In the issue of process control and optimization, the establishment of the industrial process model and mastering the law of process behavior are the basis and premise for designing a control system correctly and reasonably. Recently, for increasingly complex systems, several modeling solutions have been proposed, e.g., CPS based methods, active semi-supervised clustering algorithm, and coupling of integral methods. Besides, for an automatic control system, it is necessary to ensure its safety and reliability. Once the automatic control system breaks down, it may cause significant property loss and casualties. Therefore, to improve the safety, reliability, and economy over the life cycle, it is necessary to diagnose the fault in time, prognostics and take corresponding countermeasures. The methods of fault diagnosis and prognostics can be divided into model-based methods, data-based methods, knowledge-based methods, and signal processing-based methods. Among them, model-based methods have attracted the most extensive interests.
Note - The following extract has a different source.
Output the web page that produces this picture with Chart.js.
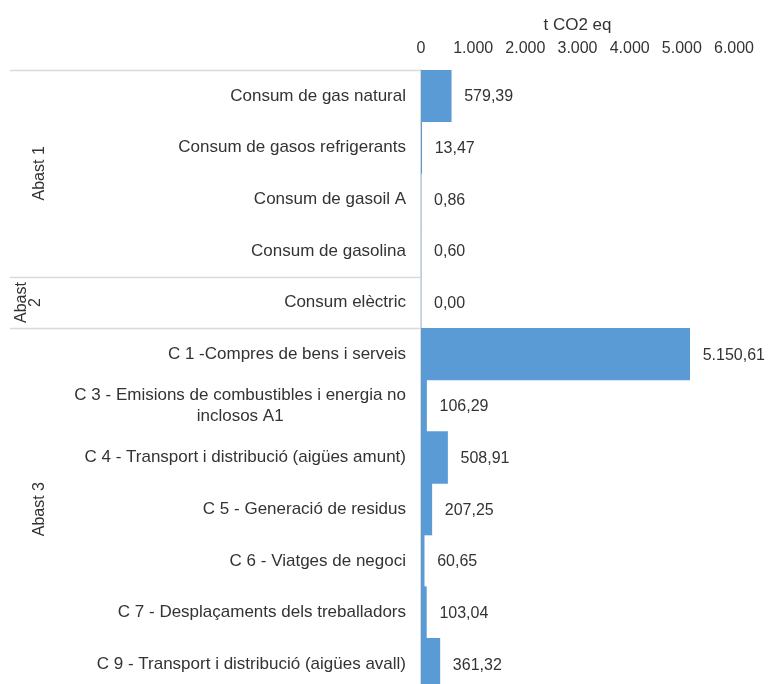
<!DOCTYPE html>
<html>
<head>
<meta charset="utf-8">
<script src="https://cdn.jsdelivr.net/npm/chart.js@4/dist/chart.umd.min.js"></script>
<style>
  html, body { margin: 0; padding: 0; background: #fff; overflow: hidden; }
  #wrap { position: relative; width: 771px; height: 692px; }
</style>
</head>
<body>
<div id="wrap"><canvas id="emissionsChart"></canvas></div>
<script>
// Emissions per source (t CO2 eq), grouped by scope
const categories = [
  "Consum de gas natural",
  "Consum de gasos refrigerants",
  "Consum de gasoil A",
  "Consum de gasolina",
  "Consum elèctric",
  "C 1 -Compres de bens i serveis",
  ["C 3 - Emisions de combustibles i energia no", "inclosos A1"],
  "C 4 - Transport i distribució (aigües amunt)",
  "C 5 - Generació de residus",
  "C 6 - Viatges de negoci",
  "C 7 - Desplaçaments dels treballadors",
  "C 9 - Transport i distribució (aigües avall)"
];
const emissions = [579.39, 13.47, 0.86, 0.60, 0.00, 5150.61, 106.29, 508.91, 207.25, 60.65, 103.04, 361.32];
const groupLabels = [["Abast 1"], ["Abast", "2"], ["Abast 3"]];
const groupSizes = [4, 1, 7];
const axisTitle = "t CO2 eq";
const axisMin = 0;
const axisMax = 6000;
const axisStep = 1000;

const FONT = "'Liberation Sans', Arial, sans-serif";
const TEXT = "#333333";
const LINE = "#d9d9d9";

function thousands(s) {
  return s.replace(/\B(?=(\d{3})+(?!\d))/g, ".");
}
function fmtValue(v) {
  const parts = v.toFixed(2).split(".");
  return thousands(parts[0]) + "," + parts[1];
}

// value labels to the right of each bar
const valueLabels = {
  id: "valueLabels",
  afterDatasetsDraw(chart) {
    const ctx = chart.ctx;
    const meta = chart.getDatasetMeta(0);
    ctx.save();
    ctx.font = "16px " + FONT;
    ctx.fillStyle = TEXT;
    ctx.textAlign = "left";
    ctx.textBaseline = "middle";
    meta.data.forEach((bar, i) => {
      ctx.fillText(fmtValue(emissions[i]), bar.x + 13, bar.y + 1);
    });
    ctx.restore();
  }
};

// category names, scope names and the separator lines on the left
const sideLabels = {
  id: "sideLabels",
  afterDraw(chart) {
    const ctx = chart.ctx;
    const yScale = chart.scales.y;
    const left = chart.chartArea.left;
    const rowH = Math.abs(yScale.getPixelForValue(1) - yScale.getPixelForValue(0));
    ctx.save();

    ctx.font = "17px " + FONT;
    ctx.fillStyle = TEXT;
    ctx.textBaseline = "middle";
    const rightX = left - 15;
    categories.forEach((label, i) => {
      const y = yScale.getPixelForValue(i);
      const lines = Array.isArray(label) ? label : [label];
      const blockW = Math.max(...lines.map(l => ctx.measureText(l).width));
      const cx = rightX - blockW / 2;
      const lh = 21;
      ctx.textAlign = "center";
      lines.forEach((l, k) => {
        ctx.fillText(l, cx, y + (k - (lines.length - 1) / 2) * lh);
      });
    });

    const groupX = [40, 29, 40];
    let start = 0;
    groupSizes.forEach((n, g) => {
      const top = yScale.getPixelForValue(start) - rowH / 2;
      const bottom = yScale.getPixelForValue(start + n - 1) + rowH / 2;

      ctx.strokeStyle = LINE;
      ctx.lineWidth = 1.5;
      ctx.beginPath();
      ctx.moveTo(10, Math.round(top) + 0.5);
      ctx.lineTo(left, Math.round(top) + 0.5);
      ctx.stroke();

      ctx.save();
      ctx.translate(groupX[g], (top + bottom) / 2);
      ctx.rotate(-Math.PI / 2);
      ctx.font = "16px " + FONT;
      ctx.fillStyle = TEXT;
      ctx.textAlign = "center";
      ctx.textBaseline = "middle";
      const lines = groupLabels[g];
      lines.forEach((l, k) => {
        ctx.fillText(l, 0, (k - (lines.length - 1) / 2) * 14);
      });
      ctx.restore();
      start += n;
    });
    ctx.restore();
  }
};

new Chart(document.getElementById("emissionsChart"), {
  type: "bar",
  data: {
    labels: categories,
    datasets: [{
      label: axisTitle,
      data: emissions,
      backgroundColor: "#5b9bd5",
      borderWidth: 0,
      categoryPercentage: 1.0,
      barPercentage: 1.0
    }]
  },
  options: {
    indexAxis: "y",
    responsive: true,
    maintainAspectRatio: false,
    animation: false,
    layout: { padding: { left: 0, right: 37, top: 0, bottom: 2 } },
    plugins: {
      legend: { display: false },
      tooltip: { enabled: false }
    },
    scales: {
      x: {
        position: "top",
        min: axisMin,
        max: axisMax,
        afterFit(scale) { scale.height = 70; },
        ticks: {
          stepSize: axisStep,
          padding: 12,
          color: TEXT,
          font: { family: FONT, size: 16 },
          callback: v => thousands(String(v))
        },
        grid: { display: false, drawTicks: false },
        border: { display: false },
        title: {
          display: true,
          text: axisTitle,
          color: TEXT,
          font: { family: FONT, size: 17 },
          padding: { top: 15, bottom: 0 }
        }
      },
      y: {
        afterFit(scale) { scale.width = 421; },
        ticks: { display: false },
        grid: { display: false, drawTicks: false },
        border: { display: true, color: LINE, width: 1.5 }
      }
    }
  },
  plugins: [valueLabels, sideLabels]
});
</script>
</body>
</html>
As an effective tool in fault detection, interval observer has been widely concerned and some results have been achieved. Some scholars have applied the new interval estimation methods to fault estimation, which further enriches the theory of fault diagnosis. The residual useful life(RUL) prediction and optimization decisions are studied in many complex engineering fields, such as lithium battery RUL prediction and soot-blowing optimization. However, these new methods bring new challenges and opportunities to algorithm design, theoretical analysis, and system implementation.
The purpose of this invited session is to solicit recent achievements of structural design and control theory of complex engineering systems so as to further improve and develop the theoretical methods of complex industrial system modeling, fault diagnosis,prognostics, and optimization, and promote the development level of informatization and automation of industrial systems.